▶ SOURCE MATERIAL
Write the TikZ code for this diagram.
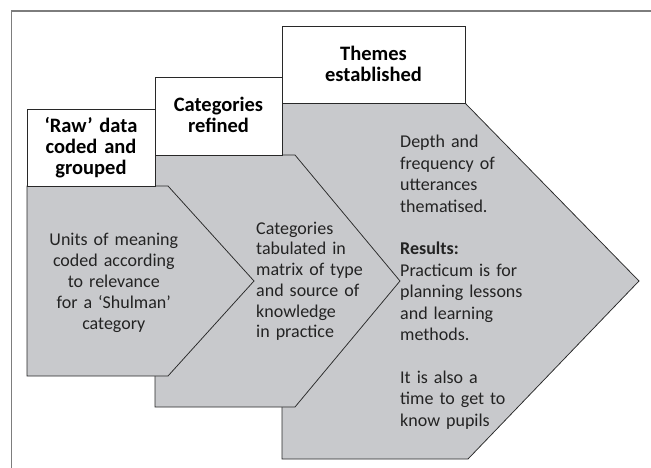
\documentclass[tikz,border=0pt]{standalone}
\usepackage{fontspec}
\setmainfont{Carlito}
\definecolor{shapegray}{RGB}{200,201,204}
\definecolor{edgegray}{RGB}{40,40,40}
\definecolor{framegray}{RGB}{125,125,125}
\definecolor{bodycol}{RGB}{35,35,35}
\begin{document}
\begin{tikzpicture}[x=1pt,y=-1pt,
  panel/.style={fill=shapegray,draw=edgegray,line width=0.75pt,line join=miter},
  headbox/.style={fill=white,draw=edgegray,line width=0.75pt},
  headtext/.style={font=\fontsize{20.5}{20.8}\selectfont\bfseries,align=center,text width=170pt,inner sep=0pt,anchor=base,text=black},
  bodyleft/.style={font=\fontsize{18}{21.2}\selectfont,align=left,text width=170pt,inner sep=0pt,anchor=base west,text=bodycol},
  bodycenter/.style={font=\fontsize{18}{21}\selectfont,align=center,text width=170pt,inner sep=0pt,anchor=base,text=bodycol}]
\useasboundingbox (0,0) rectangle (651,468);
% outer frame (top and left only)
\draw[framegray,line width=1.3pt] (11.7,468) -- (11.7,11) -- (651,11);
% Themes established
\draw[panel] (282,103) -- (465,103) -- (639,281) -- (468,459) -- (282,459) -- cycle;
\draw[headbox] (282,26) rectangle (465,103);
% Categories refined
\draw[panel] (155,155) -- (295,155) -- (400,281) -- (295,407) -- (155,407) -- cycle;
\draw[headbox] (155,77) rectangle (282,155);
% Raw data
\draw[panel] (27,186) -- (168,186) -- (254,281) -- (168,376) -- (27,376) -- cycle;
\draw[headbox] (27,109) rectangle (155,186);
% header texts
\node[headtext] (rawhead) at (91,133) {‘Raw’ data\\coded and\\grouped};
\node[headtext] (cathead) at (218.5,111.7) {Categories\\refined};
\node[headtext] (themehead) at (373.5,61) {Themes\\established};
% body texts
\node[bodycenter] (rawbody) at (113.8,245) {Units of meaning\\coded according\\to relevance\\for a ‘Shulman’\\category};
\node[bodyleft,font=\fontsize{18}{20.8}\selectfont] (catbody) at (256,234) {Categories\\tabulated in\\matrix of type\\and source of\\knowledge\\in practice};
\node[bodyleft,font=\fontsize{18}{21.4}\selectfont] (themebody) at (400,148) {Depth and\\frequency of\\utterances\\thematised.\\[21.4pt]\textbf{Results:}\\Practicum is for\\planning lessons\\and learning\\methods.\\[21.4pt]It is also a\\time to get to\\know pupils};
\end{tikzpicture}
\end{document}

▶ WHAT YOU NEED TO DO
Without the pictures, copy the material exactly as given.

▶ CORRECT RESULT
Write the TikZ code for this diagram.
\documentclass[tikz,border=0pt]{standalone}
\usepackage{fontspec}
\setmainfont{Carlito}
\definecolor{shapegray}{RGB}{200,201,204}
\definecolor{edgegray}{RGB}{40,40,40}
\definecolor{framegray}{RGB}{125,125,125}
\definecolor{bodycol}{RGB}{35,35,35}
\begin{document}
\begin{tikzpicture}[x=1pt,y=-1pt,
  panel/.style={fill=shapegray,draw=edgegray,line width=0.75pt,line join=miter},
  headbox/.style={fill=white,draw=edgegray,line width=0.75pt},
  headtext/.style={font=\fontsize{20.5}{20.8}\selectfont\bfseries,align=center,text width=170pt,inner sep=0pt,anchor=base,text=black},
  bodyleft/.style={font=\fontsize{18}{21.2}\selectfont,align=left,text width=170pt,inner sep=0pt,anchor=base west,text=bodycol},
  bodycenter/.style={font=\fontsize{18}{21}\selectfont,align=center,text width=170pt,inner sep=0pt,anchor=base,text=bodycol}]
\useasboundingbox (0,0) rectangle (651,468);
% outer frame (top and left only)
\draw[framegray,line width=1.3pt] (11.7,468) -- (11.7,11) -- (651,11);
% Themes established
\draw[panel] (282,103) -- (465,103) -- (639,281) -- (468,459) -- (282,459) -- cycle;
\draw[headbox] (282,26) rectangle (465,103);
% Categories refined
\draw[panel] (155,155) -- (295,155) -- (400,281) -- (295,407) -- (155,407) -- cycle;
\draw[headbox] (155,77) rectangle (282,155);
% Raw data
\draw[panel] (27,186) -- (168,186) -- (254,281) -- (168,376) -- (27,376) -- cycle;
\draw[headbox] (27,109) rectangle (155,186);
% header texts
\node[headtext] (rawhead) at (91,133) {‘Raw’ data\\coded and\\grouped};
\node[headtext] (cathead) at (218.5,111.7) {Categories\\refined};
\node[headtext] (themehead) at (373.5,61) {Themes\\established};
% body texts
\node[bodycenter] (rawbody) at (113.8,245) {Units of meaning\\coded according\\to relevance\\for a ‘Shulman’\\category};
\node[bodyleft,font=\fontsize{18}{20.8}\selectfont] (catbody) at (256,234) {Categories\\tabulated in\\matrix of type\\and source of\\knowledge\\in practice};
\node[bodyleft,font=\fontsize{18}{21.4}\selectfont] (themebody) at (400,148) {Depth and\\frequency of\\utterances\\thematised.\\[21.4pt]\textbf{Results:}\\Practicum is for\\planning lessons\\and learning\\methods.\\[21.4pt]It is also a\\time to get to\\know pupils};
\end{tikzpicture}
\end{document}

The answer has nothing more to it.